Internationalisation of skills required for Irish labour market

As the National Skills Strategy nears its final two years of implementation, the economic context in which it was published is vastly different to the current circumstances, with further changes in the labour market having been catalysed by the Covid-19 pandemic.

In 2016, the Department of Education published the National Skills Strategy, with the aim of upskilling the workforce in the State. Ireland’s economy was in recovery mode from its descent into recession. Indeed, the strategy was published just three years after the Troika relinquished its influence over the economy.

Currently, the strategy falls under the aegis of the Department of Further and Higher Education, Research, Innovation and Science.

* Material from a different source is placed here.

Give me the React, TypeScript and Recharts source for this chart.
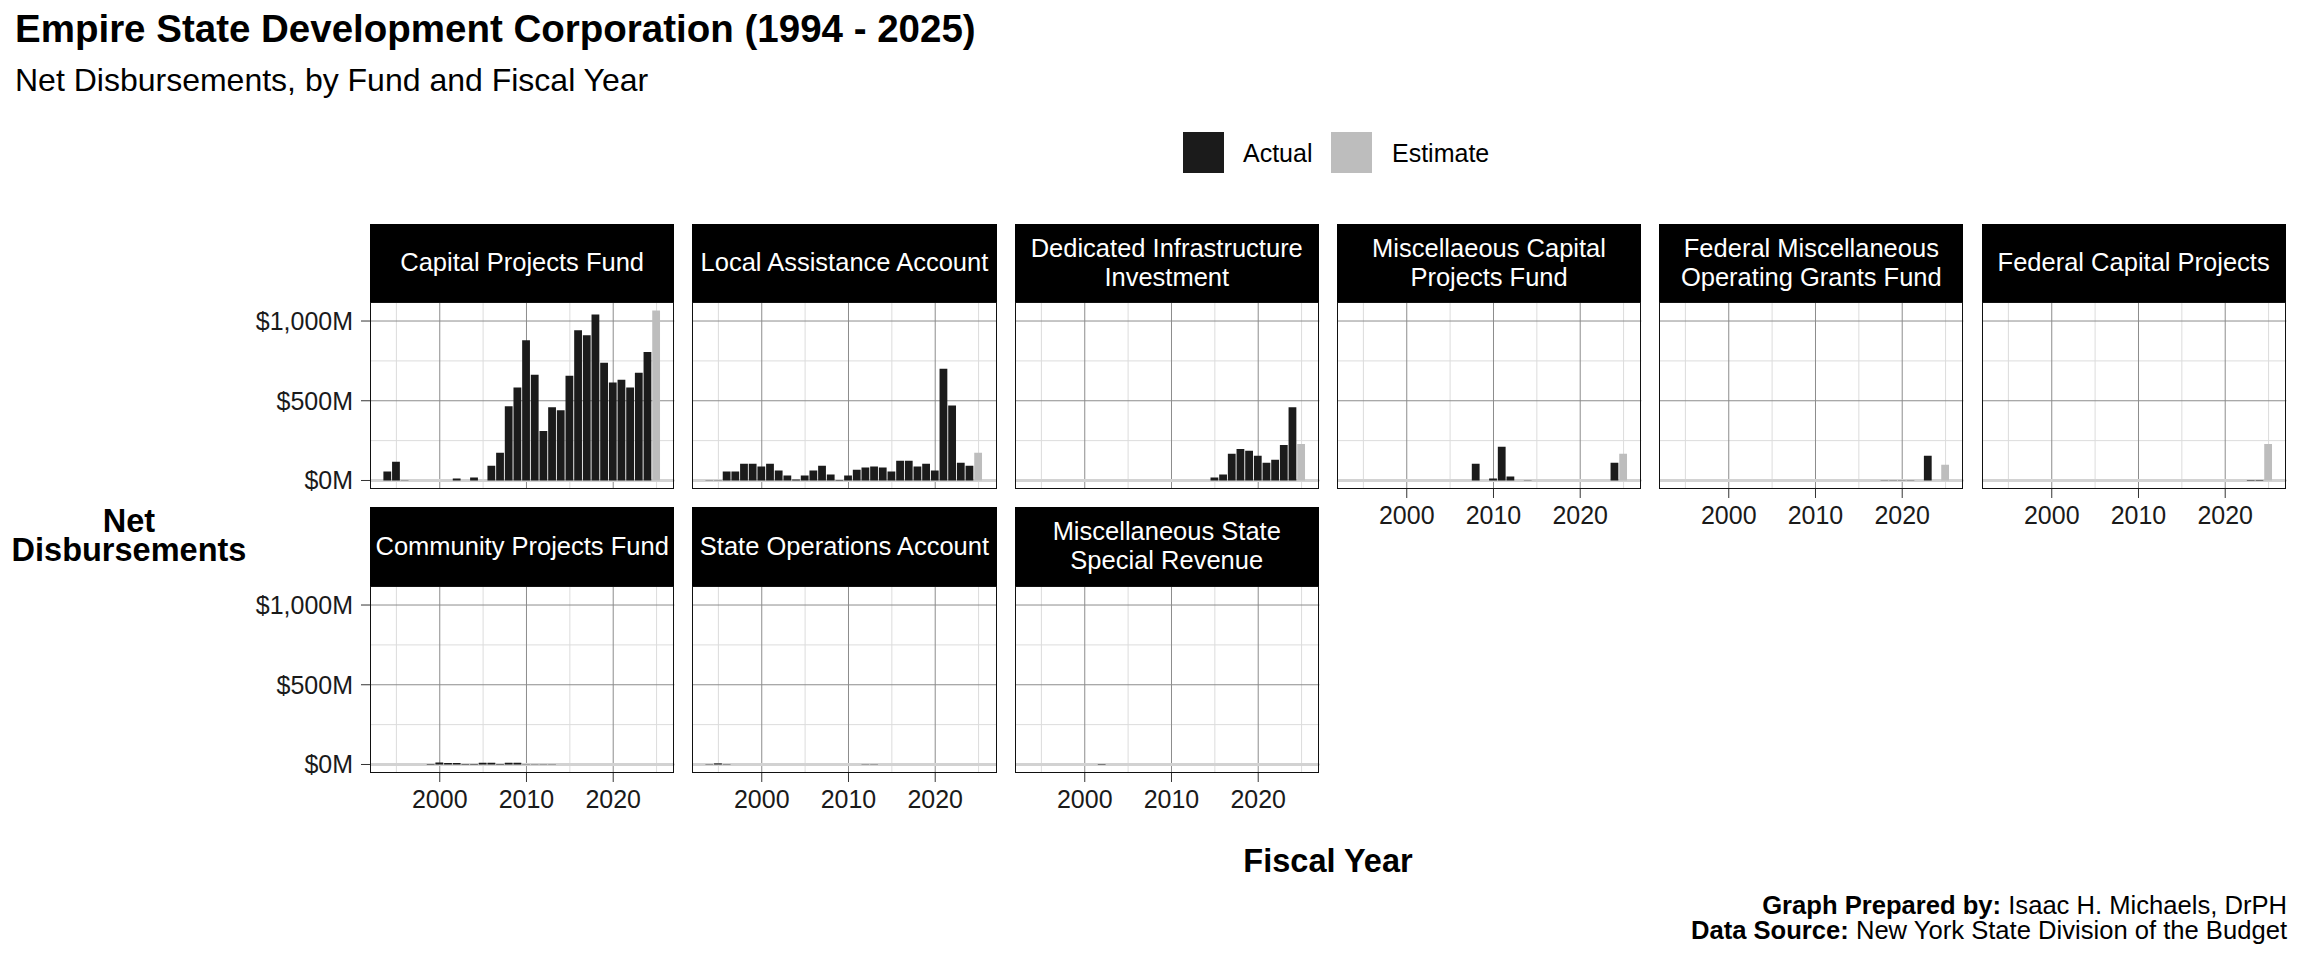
import React from "react";
import {
  BarChart,
  Bar,
  Cell,
  XAxis,
  YAxis,
  CartesianGrid,
} from "recharts";

const FONT = "'Liberation Sans', Arial, Helvetica, sans-serif";
const DARK = "#1b1b1b";
const LIGHT = "#bdbdbd";

// fiscal years shown on every facet
const years = [
  1994, 1995, 1996, 1997, 1998, 1999, 2000, 2001, 2002, 2003, 2004, 2005, 2006,
  2007, 2008, 2009, 2010, 2011, 2012, 2013, 2014, 2015, 2016, 2017, 2018, 2019,
  2020, 2021, 2022, 2023, 2024, 2025,
];
const estimateYears = [2025];

const majorX = [2000, 2010, 2020];
const minorX = [1995, 2005, 2015, 2025];
const majorY = [0, 500, 1000];
const minorY = [250, 750];

// net disbursements, $ millions, 1994 - 2025 (null = nothing disbursed)
const capitalProjectsFund = [
  56, 118, 2, null, null, null, null, null, 12, null, 19, null, 93, 174, 465,
  583, 880, 663, 310, 459, 440, 657, 942, 911, 1041, 738, 614, 632, 583, 676,
  806, 1066,
];
const localAssistanceAccount = [
  2, 2, 56, 56, 105, 105, 87, 105, 62, 31, 6, 31, 62, 93, 37, 3, 31, 68, 81, 87,
  81, 56, 124, 124, 87, 105, 62, 700, 471, 112, 93, 174,
];
const dedicatedInfrastructure = [
  null, null, null, null, null, null, null, null, null, null, null, null, null,
  null, null, null, null, null, null, null, null, 19, 37, 167, 198, 186, 155,
  112, 130, 223, 459, 229,
];
const miscCapitalProjects = [
  null, null, null, null, null, null, null, null, null, null, null, null, null,
  null, 105, null, 12, 211, 25, null, 2, null, null, null, null, null, null,
  null, null, null, 112, 167,
];
const federalMiscOperating = [
  null, null, null, null, null, null, null, null, null, null, null, null, null,
  null, null, null, null, null, null, null, null, null, null, null, 1, 1, 1, 1,
  null, 155, null, 99,
];
const federalCapitalProjects = [
  null, null, null, null, null, null, null, null, null, null, null, null, null,
  null, null, null, null, null, null, null, null, null, null, null, null, null,
  null, null, null, 3, 3, 229,
];
const communityProjectsFund = [
  null, null, null, null, null, 3, 12, 9, 9, 3, 3, 11, 11, 3, 11, 11, 2, 2, 2,
  2, null, null, null, null, null, null, null, null, null, null, null, null,
];
const stateOperationsAccount = [
  2, 7, 2, null, null, null, null, null, null, null, null, null, null, null,
  null, null, null, null, 1, 1, null, null, null, null, null, null, null, null,
  null, null, null, null,
];
const miscStateSpecialRevenue = [
  null, null, null, null, null, null, null, null, 3, null, null, null, null,
  null, null, null, null, null, null, null, null, null, null, null, null, null,
  null, null, null, null, null, null,
];

const panels = [
  { label: ["Capital Projects Fund"], values: capitalProjectsFund },
  { label: ["Local Assistance Account"], values: localAssistanceAccount },
  { label: ["Dedicated Infrastructure", "Investment"], values: dedicatedInfrastructure },
  { label: ["Miscellaeous Capital", "Projects Fund"], values: miscCapitalProjects },
  { label: ["Federal Miscellaneous", "Operating Grants Fund"], values: federalMiscOperating },
  { label: ["Federal Capital Projects"], values: federalCapitalProjects },
  { label: ["Community Projects Fund"], values: communityProjectsFund },
  { label: ["State Operations Account"], values: stateOperationsAccount },
  { label: ["Miscellaneous State", "Special Revenue"], values: miscStateSpecialRevenue },
];

// shared scales, ggplot style 5% expansion
const allValues = panels.flatMap((p) => p.values.filter((v) => v != null) as number[]);
const yMax = Math.max(...allValues);
const yDomain = [-0.05 * yMax, 1.05 * yMax];
const xLo = years[0] - 0.45;
const xHi = years[years.length - 1] + 0.45;
const xDomain = [xLo - 0.05 * (xHi - xLo), xHi + 0.05 * (xHi - xLo)];

const PLOT_W = 304.3;
const PLOT_H = 187;
const STRIP_H = 78.8;

const fmtMoney = (v: number) => `$${v.toLocaleString("en-US")}M`;

const Panel = ({ label, values, index }: { label: string[]; values: (number | null)[]; index: number }) => {
  const row = index < 6 ? 0 : 1;
  const col = index < 6 ? index : index - 6;
  const showY = col === 0;
  const showX = row === 1 || col >= 3;
  const yW = showY ? 125 : 0;
  const xH = showX ? 45 : 0;
  const left = 370 + col * 322.3;
  const stripTop = 223.5 + row * 283.5;
  const plotTop = stripTop + STRIP_H;
  const data = years.map((year, i) => ({ year, value: values[i] }));

  return (
    <>
      <div
        style={{
          position: "absolute",
          left,
          top: stripTop,
          width: PLOT_W,
          height: STRIP_H,
          background: "#000",
          color: "#fff",
          display: "flex",
          flexDirection: "column",
          alignItems: "center",
          justifyContent: "center",
          fontSize: 25.5,
          lineHeight: "29px",
          textAlign: "center",
          whiteSpace: "nowrap",
        }}
      >
        {label.map((l) => (
          <div key={l}>{l}</div>
        ))}
      </div>
      <div style={{ position: "absolute", left: left - yW, top: plotTop }}>
        <BarChart
          width={PLOT_W + yW}
          height={PLOT_H + xH}
          data={data}
          margin={{ top: 0, right: 0, bottom: 0, left: 0 }}
        >
          <CartesianGrid horizontalValues={minorY} verticalValues={minorX} stroke="#dcdcdc" />
          <CartesianGrid horizontalValues={majorY} verticalValues={majorX} stroke="#8c8c8c" />
          <CartesianGrid horizontalValues={[0]} vertical={false} stroke="#d2d2d2" strokeWidth={3} />
          <XAxis
            type="number"
            dataKey="year"
            domain={xDomain}
            ticks={majorX}
            interval={0}
            allowDataOverflow
            hide={!showX}
            height={45}
            axisLine={false}
            tickSize={9}
            tickMargin={8}
            tickLine={{ stroke: "#333" }}
            tick={{ fontSize: 25, fill: "#1a1a1a", fontFamily: FONT }}
          />
          <YAxis
            type="number"
            domain={yDomain}
            ticks={majorY}
            interval={0}
            allowDataOverflow
            hide={!showY}
            width={125}
            axisLine={false}
            tickSize={9}
            tickMargin={8}
            tickLine={{ stroke: "#333" }}
            tickFormatter={fmtMoney}
            tick={{ fontSize: 25, fill: "#1a1a1a", fontFamily: FONT }}
          />
          <Bar dataKey="value" barSize={7.8} isAnimationActive={false}>
            {data.map((d) => (
              <Cell key={d.year} fill={estimateYears.includes(d.year) ? LIGHT : DARK} />
            ))}
          </Bar>
        </BarChart>
        <div
          style={{
            position: "absolute",
            left: yW,
            top: 0,
            width: PLOT_W,
            height: PLOT_H,
            border: "1.5px solid #111",
            boxSizing: "border-box",
            pointerEvents: "none",
          }}
        />
      </div>
    </>
  );
};

const yTitleStyle = {
  position: "absolute" as const,
  left: 0,
  width: 258,
  height: 26,
  fontSize: 32.5,
  lineHeight: "26px",
  fontWeight: "bold" as const,
  textAlign: "center" as const,
};

const App = () => {
  return (
    <div
      style={{
        position: "absolute",
        left: 0,
        top: 0,
        width: 2304,
        height: 960,
        background: "#fff",
        overflow: "hidden",
        fontFamily: FONT,
        color: "#000",
      }}
    >
      <style>{`.recharts-surface { overflow: visible; }`}</style>
      <div style={{ position: "absolute", left: 15, top: 10, fontSize: 38.5, lineHeight: 1, fontWeight: "bold" }}>
        Empire State Development Corporation (1994 - 2025)
      </div>
      <div style={{ position: "absolute", left: 15, top: 64, fontSize: 32, lineHeight: 1 }}>
        Net Disbursements, by Fund and Fiscal Year
      </div>

      {/* legend */}
      <div style={{ position: "absolute", left: 1183, top: 132, width: 41, height: 41, background: DARK }} />
      <div style={{ position: "absolute", left: 1243, top: 141, fontSize: 25, lineHeight: 1 }}>Actual</div>
      <div style={{ position: "absolute", left: 1331, top: 132, width: 41, height: 41, background: LIGHT }} />
      <div style={{ position: "absolute", left: 1392, top: 141, fontSize: 25, lineHeight: 1 }}>Estimate</div>

      {panels.map((p, i) => (
        <Panel key={p.label.join(" ")} label={p.label} values={p.values} index={i} />
      ))}

      <div style={{ ...yTitleStyle, top: 507.6 }}>Net</div>
      <div style={{ ...yTitleStyle, top: 537 }}>Disbursements</div>
      <div
        style={{
          position: "absolute",
          left: 1128,
          width: 400,
          top: 845,
          fontSize: 32.5,
          lineHeight: 1,
          fontWeight: "bold",
          textAlign: "center",
        }}
      >
        Fiscal Year
      </div>

      <div
        style={{
          position: "absolute",
          right: 17,
          top: 893,
          fontSize: 25.6,
          lineHeight: "25px",
          textAlign: "right",
        }}
      >
        <div>
          <b>Graph Prepared by:</b> Isaac H. Michaels, DrPH
        </div>
        <div>
          <b>Data Source:</b> New York State Division of the Budget
        </div>
      </div>
    </div>
  );
};

export default App;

No progress report has been published, meaning that its success rate will not be on the public record until at least 2025. The report’s predecessor was successful in reaching targets for people with Level 4-5 qualifications, education progression rates, and the number of learners completing senior cycle at second level, with the number of people aged 20-24 achieving a Level 4-5 qualification at 94 per cent in 2014.

Across all sectors, there is a common demand for people with language skills, pointing to a need for a higher emphasis on foreign languages in the education system. This process began with a pilot in primary education in 2021 as part of the Foreign Languages Strategy 2017-26, which Education Minister Norma Foley TD stated was a “success”. The Department of Education has stated that this will be a requirement in future curricula.

Additionally, an OECD report estimates that the 65 and over population in the State will rise to over 43 per cent of the population by 2030, meaning that almost half of the adult population will require some form of state support and will not be able to contribute to the labour market.

The manufacturing sector, according to the strategy document, requires experienced scientists and engineers. The medical sector, meanwhile, emphasises the need for upskilling among mechanical, automation, and validation engineers; polymer technicians; software engineers; quality engineers; and regulatory compliance experts.

The ICT sector will require more skilled workers in core technological skills such as software development, cloud, security, networking, and infrastructure, with further requirements of a combination of technical skills with business, analytical, and foreign language skills as the job requirements become more complex.

The freight, transport, and logistics sector has growth potential in Ireland. With export revenues having increased by roughly €60 billion since the publication of the strategy, there will be further need for graduates in management, planning, and ICT, as well as skilled warehouse staff and HGV drivers.

As the economy continues its dynamic transformation towards more digitisation with further requirements to ensure that climate change is being tackled, the National Skills Strategy provides a broad-based foundation from which Irish workers can adapt to their ever-changing surroundings. However, given the changes that have occurred due to the Covid-19 pandemic, more in-depth measures will need to be taken given the effect of the pandemic on industry throughout the State.